* _WHAT THE TASK REQUIRES_
For the listing that follows, give again exactly the lines from the one with "Emit a web page" to the one with "296, 302, 296];", including both.

* _INFORMATION SHOWN_
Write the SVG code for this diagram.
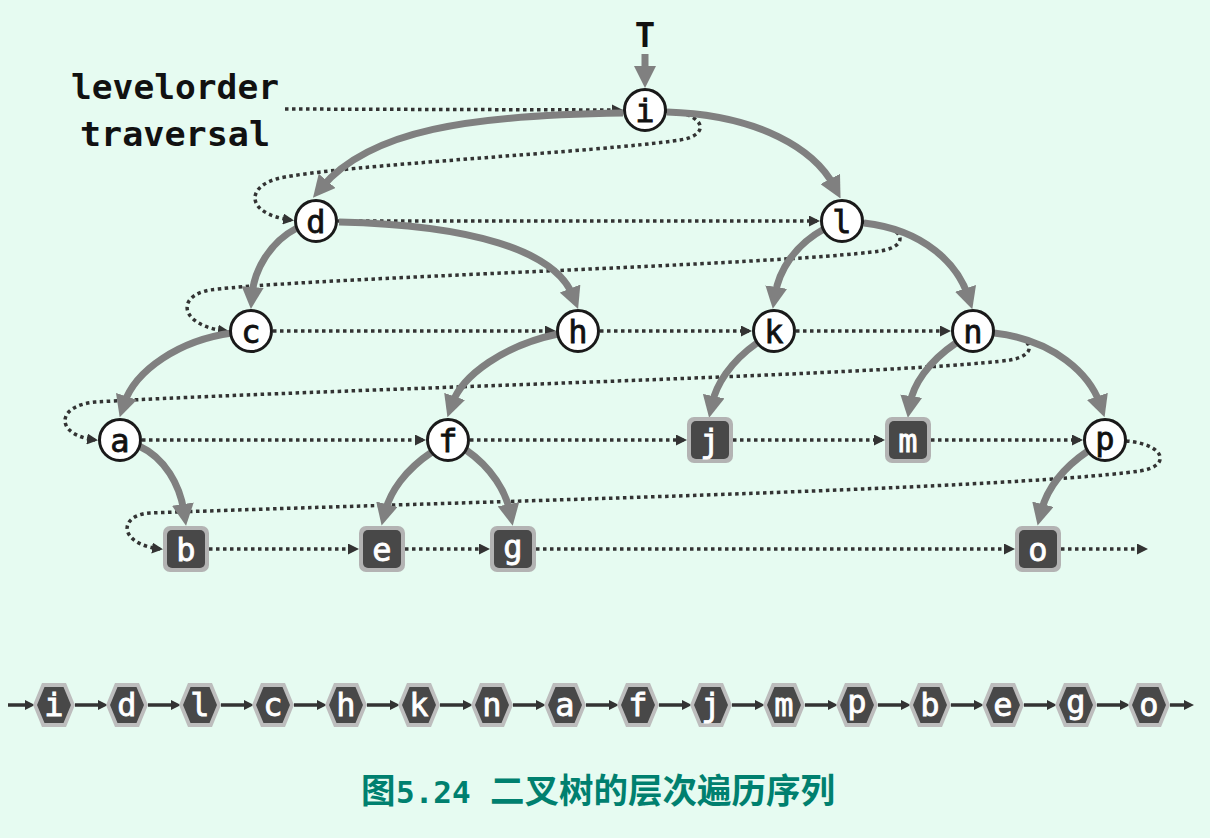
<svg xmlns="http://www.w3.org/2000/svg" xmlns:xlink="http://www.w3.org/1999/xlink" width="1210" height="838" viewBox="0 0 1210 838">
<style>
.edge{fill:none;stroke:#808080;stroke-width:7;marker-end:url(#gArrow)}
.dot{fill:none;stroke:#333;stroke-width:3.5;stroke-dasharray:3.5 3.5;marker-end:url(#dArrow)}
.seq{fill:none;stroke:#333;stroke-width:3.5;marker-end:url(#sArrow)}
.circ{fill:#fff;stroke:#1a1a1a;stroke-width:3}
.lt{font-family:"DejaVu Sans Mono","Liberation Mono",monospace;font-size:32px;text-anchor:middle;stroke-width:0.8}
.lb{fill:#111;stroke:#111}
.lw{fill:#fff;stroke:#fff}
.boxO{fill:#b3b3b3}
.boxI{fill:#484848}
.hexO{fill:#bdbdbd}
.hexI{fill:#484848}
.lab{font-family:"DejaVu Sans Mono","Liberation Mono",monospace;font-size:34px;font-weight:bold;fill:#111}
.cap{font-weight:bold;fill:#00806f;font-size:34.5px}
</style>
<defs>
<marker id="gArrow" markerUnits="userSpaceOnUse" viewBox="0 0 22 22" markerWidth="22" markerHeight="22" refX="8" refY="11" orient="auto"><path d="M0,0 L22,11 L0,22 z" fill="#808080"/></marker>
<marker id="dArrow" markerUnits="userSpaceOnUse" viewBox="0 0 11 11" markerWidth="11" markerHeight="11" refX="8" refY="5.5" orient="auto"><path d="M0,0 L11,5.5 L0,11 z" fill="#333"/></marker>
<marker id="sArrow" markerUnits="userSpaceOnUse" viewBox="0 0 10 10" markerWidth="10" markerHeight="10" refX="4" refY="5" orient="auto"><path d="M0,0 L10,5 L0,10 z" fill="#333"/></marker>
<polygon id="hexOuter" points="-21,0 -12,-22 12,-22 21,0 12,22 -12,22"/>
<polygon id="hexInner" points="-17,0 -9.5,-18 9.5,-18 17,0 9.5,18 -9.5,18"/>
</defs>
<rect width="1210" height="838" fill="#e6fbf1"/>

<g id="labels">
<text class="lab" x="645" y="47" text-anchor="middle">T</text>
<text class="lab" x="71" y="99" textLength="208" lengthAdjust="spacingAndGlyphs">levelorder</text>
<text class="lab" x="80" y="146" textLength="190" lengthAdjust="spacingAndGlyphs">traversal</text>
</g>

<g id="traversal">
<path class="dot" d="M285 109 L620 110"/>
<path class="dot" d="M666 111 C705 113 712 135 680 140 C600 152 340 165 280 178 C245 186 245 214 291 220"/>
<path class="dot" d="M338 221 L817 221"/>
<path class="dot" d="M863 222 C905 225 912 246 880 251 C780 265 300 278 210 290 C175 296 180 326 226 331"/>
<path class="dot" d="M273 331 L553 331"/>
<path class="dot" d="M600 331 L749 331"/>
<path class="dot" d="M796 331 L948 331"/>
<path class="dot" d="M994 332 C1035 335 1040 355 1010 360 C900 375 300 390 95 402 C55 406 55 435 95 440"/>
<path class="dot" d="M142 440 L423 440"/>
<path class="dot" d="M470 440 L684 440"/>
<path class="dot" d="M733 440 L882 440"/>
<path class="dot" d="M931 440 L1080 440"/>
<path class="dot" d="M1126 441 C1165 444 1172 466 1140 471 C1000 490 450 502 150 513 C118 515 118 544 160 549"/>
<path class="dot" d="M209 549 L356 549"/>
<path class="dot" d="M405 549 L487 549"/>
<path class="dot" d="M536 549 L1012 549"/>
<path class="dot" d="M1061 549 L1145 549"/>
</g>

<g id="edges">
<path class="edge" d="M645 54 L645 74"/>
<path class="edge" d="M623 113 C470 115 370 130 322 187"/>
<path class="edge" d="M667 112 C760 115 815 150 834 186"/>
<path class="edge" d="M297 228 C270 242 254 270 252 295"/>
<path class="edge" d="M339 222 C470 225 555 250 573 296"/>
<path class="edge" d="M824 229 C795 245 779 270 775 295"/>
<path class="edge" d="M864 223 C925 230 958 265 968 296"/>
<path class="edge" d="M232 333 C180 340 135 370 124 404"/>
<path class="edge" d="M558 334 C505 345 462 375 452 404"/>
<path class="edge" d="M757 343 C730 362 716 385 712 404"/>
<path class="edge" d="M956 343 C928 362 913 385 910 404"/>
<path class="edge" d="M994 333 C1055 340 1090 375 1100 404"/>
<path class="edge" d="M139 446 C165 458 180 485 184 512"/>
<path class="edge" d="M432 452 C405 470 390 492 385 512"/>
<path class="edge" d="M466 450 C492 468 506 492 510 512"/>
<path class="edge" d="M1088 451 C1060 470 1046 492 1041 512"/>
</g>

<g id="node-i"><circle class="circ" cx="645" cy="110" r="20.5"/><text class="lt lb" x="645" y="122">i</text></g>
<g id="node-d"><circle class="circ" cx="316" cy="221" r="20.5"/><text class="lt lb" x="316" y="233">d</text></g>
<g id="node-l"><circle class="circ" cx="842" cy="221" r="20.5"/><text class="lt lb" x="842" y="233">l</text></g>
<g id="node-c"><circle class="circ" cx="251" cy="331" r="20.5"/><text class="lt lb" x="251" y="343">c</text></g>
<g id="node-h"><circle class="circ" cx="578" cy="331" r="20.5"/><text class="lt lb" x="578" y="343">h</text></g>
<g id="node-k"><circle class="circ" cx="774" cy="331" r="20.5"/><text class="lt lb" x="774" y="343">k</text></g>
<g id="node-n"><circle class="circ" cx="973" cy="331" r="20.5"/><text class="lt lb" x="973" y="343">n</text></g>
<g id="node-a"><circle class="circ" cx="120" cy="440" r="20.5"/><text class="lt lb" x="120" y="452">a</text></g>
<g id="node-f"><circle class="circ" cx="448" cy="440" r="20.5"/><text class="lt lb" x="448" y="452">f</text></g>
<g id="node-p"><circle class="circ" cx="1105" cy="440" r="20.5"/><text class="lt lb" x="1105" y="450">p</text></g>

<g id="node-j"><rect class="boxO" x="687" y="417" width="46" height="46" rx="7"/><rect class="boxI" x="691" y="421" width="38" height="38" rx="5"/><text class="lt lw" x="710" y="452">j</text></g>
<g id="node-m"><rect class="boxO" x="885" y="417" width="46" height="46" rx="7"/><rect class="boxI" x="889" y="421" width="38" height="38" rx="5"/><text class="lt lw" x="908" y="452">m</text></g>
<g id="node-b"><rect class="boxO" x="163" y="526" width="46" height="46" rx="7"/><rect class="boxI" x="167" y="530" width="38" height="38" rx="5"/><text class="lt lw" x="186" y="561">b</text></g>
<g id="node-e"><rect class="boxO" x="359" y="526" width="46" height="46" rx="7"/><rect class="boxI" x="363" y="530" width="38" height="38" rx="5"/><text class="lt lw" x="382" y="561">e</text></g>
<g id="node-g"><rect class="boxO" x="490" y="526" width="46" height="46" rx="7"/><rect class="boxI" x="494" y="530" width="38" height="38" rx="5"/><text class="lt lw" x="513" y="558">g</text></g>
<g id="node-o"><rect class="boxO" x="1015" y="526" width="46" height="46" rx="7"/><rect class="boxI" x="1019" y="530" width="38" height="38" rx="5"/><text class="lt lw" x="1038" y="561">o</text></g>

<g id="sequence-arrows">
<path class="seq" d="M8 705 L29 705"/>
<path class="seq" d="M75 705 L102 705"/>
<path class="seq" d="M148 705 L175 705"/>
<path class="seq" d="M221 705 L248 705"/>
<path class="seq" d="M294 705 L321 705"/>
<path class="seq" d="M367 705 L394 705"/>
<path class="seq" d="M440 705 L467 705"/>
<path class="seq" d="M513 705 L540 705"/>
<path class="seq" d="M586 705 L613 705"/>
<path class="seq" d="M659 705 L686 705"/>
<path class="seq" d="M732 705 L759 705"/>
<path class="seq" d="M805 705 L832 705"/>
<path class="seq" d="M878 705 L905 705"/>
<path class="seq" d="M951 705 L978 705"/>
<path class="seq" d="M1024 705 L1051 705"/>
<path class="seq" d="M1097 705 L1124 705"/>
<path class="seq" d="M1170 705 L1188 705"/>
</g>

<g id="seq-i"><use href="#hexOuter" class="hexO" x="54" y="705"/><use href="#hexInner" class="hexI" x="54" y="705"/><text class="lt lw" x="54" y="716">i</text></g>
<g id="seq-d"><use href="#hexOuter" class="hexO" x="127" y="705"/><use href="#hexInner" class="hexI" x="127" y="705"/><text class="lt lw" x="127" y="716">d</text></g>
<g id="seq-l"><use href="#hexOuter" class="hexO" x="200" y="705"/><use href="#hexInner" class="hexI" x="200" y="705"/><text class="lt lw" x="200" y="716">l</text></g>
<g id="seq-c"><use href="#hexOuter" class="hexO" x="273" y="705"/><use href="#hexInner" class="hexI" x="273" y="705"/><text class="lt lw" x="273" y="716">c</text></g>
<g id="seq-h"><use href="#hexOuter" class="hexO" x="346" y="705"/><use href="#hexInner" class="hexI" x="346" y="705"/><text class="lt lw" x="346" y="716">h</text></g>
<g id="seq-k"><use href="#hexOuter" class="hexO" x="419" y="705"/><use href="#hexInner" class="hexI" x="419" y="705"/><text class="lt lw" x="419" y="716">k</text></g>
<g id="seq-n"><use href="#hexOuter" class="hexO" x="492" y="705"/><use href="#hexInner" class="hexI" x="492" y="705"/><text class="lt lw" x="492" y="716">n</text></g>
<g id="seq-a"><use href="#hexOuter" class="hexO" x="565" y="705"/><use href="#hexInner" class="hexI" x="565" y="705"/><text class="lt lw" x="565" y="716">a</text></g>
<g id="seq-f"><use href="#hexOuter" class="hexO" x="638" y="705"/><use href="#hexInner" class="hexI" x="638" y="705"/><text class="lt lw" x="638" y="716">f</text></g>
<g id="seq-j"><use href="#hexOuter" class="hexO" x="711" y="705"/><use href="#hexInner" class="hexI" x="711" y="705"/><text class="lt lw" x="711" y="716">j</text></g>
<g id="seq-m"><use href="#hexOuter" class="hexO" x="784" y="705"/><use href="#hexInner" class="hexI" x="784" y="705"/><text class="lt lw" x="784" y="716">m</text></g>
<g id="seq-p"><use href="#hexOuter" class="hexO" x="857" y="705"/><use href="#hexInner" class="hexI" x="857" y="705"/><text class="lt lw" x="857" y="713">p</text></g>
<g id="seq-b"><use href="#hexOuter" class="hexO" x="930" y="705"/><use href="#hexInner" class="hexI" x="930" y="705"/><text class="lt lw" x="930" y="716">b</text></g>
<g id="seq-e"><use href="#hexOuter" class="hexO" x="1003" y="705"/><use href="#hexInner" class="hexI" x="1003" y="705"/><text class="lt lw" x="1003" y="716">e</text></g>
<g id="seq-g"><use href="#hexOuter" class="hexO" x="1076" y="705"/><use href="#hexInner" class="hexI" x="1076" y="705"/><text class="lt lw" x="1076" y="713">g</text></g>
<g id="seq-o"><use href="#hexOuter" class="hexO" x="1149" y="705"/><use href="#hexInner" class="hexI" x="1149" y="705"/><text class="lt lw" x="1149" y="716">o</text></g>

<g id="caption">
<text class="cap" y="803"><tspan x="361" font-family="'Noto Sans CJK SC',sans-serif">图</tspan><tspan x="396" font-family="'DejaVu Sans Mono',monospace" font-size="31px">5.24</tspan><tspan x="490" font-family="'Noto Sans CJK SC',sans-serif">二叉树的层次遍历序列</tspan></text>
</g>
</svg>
--
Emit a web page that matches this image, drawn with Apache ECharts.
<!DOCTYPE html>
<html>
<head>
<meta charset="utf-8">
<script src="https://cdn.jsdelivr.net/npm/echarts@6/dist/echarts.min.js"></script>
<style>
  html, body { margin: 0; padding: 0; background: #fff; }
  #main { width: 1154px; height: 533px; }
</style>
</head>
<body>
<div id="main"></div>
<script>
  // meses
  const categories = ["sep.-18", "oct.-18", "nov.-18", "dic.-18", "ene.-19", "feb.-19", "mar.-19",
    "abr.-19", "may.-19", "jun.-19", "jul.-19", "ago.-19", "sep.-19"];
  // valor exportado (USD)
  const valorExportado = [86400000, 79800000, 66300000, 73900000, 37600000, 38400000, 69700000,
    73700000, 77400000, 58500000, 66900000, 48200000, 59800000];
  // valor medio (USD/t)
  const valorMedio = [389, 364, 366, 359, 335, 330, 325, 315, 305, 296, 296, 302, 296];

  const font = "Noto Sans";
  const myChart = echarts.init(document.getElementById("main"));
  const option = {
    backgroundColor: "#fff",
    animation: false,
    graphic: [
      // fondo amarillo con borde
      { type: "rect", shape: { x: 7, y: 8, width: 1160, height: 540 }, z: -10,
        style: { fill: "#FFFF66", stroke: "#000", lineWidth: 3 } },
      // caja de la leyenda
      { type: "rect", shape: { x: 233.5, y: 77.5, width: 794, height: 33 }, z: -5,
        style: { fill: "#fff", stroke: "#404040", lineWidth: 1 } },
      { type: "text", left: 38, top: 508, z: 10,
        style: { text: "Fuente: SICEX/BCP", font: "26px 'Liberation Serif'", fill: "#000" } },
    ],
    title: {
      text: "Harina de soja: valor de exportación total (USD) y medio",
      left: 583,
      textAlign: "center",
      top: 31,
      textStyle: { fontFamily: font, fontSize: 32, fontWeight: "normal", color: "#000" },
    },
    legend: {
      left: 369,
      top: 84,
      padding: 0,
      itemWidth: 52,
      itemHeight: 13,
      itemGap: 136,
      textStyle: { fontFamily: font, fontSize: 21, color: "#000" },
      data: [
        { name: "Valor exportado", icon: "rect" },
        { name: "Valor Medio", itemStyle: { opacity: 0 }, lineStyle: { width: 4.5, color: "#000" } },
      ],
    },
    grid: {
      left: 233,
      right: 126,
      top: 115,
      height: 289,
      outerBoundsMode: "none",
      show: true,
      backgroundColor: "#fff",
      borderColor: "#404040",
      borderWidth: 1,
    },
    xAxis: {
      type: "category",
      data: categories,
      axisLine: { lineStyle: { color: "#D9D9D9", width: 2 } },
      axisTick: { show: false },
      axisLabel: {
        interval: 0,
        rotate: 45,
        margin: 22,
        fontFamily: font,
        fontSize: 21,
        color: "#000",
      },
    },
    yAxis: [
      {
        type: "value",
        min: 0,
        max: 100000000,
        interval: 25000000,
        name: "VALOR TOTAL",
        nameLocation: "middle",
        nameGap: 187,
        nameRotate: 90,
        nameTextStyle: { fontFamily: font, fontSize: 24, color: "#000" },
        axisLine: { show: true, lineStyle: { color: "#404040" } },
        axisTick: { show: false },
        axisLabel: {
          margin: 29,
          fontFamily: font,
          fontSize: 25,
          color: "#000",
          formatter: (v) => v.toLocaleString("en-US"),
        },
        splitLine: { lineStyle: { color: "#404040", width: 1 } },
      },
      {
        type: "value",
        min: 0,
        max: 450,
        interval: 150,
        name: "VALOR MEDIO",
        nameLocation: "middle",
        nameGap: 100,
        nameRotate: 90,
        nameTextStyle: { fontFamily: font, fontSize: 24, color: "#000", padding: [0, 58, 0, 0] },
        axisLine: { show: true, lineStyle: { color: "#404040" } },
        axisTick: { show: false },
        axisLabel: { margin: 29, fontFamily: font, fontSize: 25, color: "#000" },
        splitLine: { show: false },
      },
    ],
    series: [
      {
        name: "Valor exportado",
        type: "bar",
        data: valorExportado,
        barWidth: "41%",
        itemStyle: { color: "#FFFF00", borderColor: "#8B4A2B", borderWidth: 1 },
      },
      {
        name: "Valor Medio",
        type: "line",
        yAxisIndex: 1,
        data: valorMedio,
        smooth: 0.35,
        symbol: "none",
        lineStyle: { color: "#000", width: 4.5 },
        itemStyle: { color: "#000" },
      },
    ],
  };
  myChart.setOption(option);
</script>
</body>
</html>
==
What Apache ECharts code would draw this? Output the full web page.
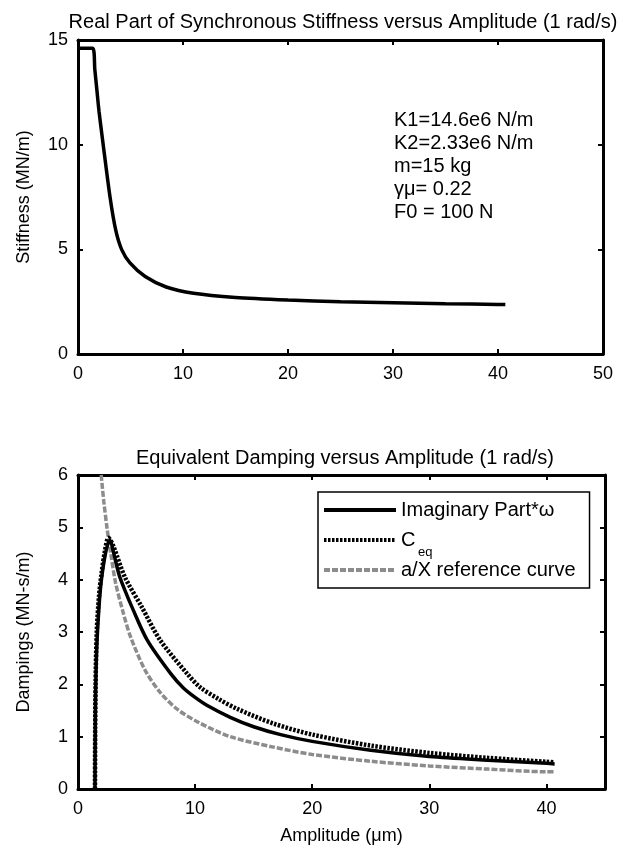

* _RESULT FOR THIS EXERCISE_
Emit a web page that matches this image, drawn with Apache ECharts.
<!DOCTYPE html>
<html>
<head>
<meta charset="utf-8">
<script src="https://cdn.jsdelivr.net/npm/echarts@6/dist/echarts.min.js"></script>
<style>
  html, body { margin: 0; padding: 0; background: #fff; }
  #main { width: 1154px; height: 533px; }
</style>
</head>
<body>
<div id="main"></div>
<script>
  // meses
  const categories = ["sep.-18", "oct.-18", "nov.-18", "dic.-18", "ene.-19", "feb.-19", "mar.-19",
    "abr.-19", "may.-19", "jun.-19", "jul.-19", "ago.-19", "sep.-19"];
  // valor exportado (USD)
  const valorExportado = [86400000, 79800000, 66300000, 73900000, 37600000, 38400000, 69700000,
    73700000, 77400000, 58500000, 66900000, 48200000, 59800000];
  // valor medio (USD/t)
  const valorMedio = [389, 364, 366, 359, 335, 330, 325, 315, 305, 296, 296, 302, 296];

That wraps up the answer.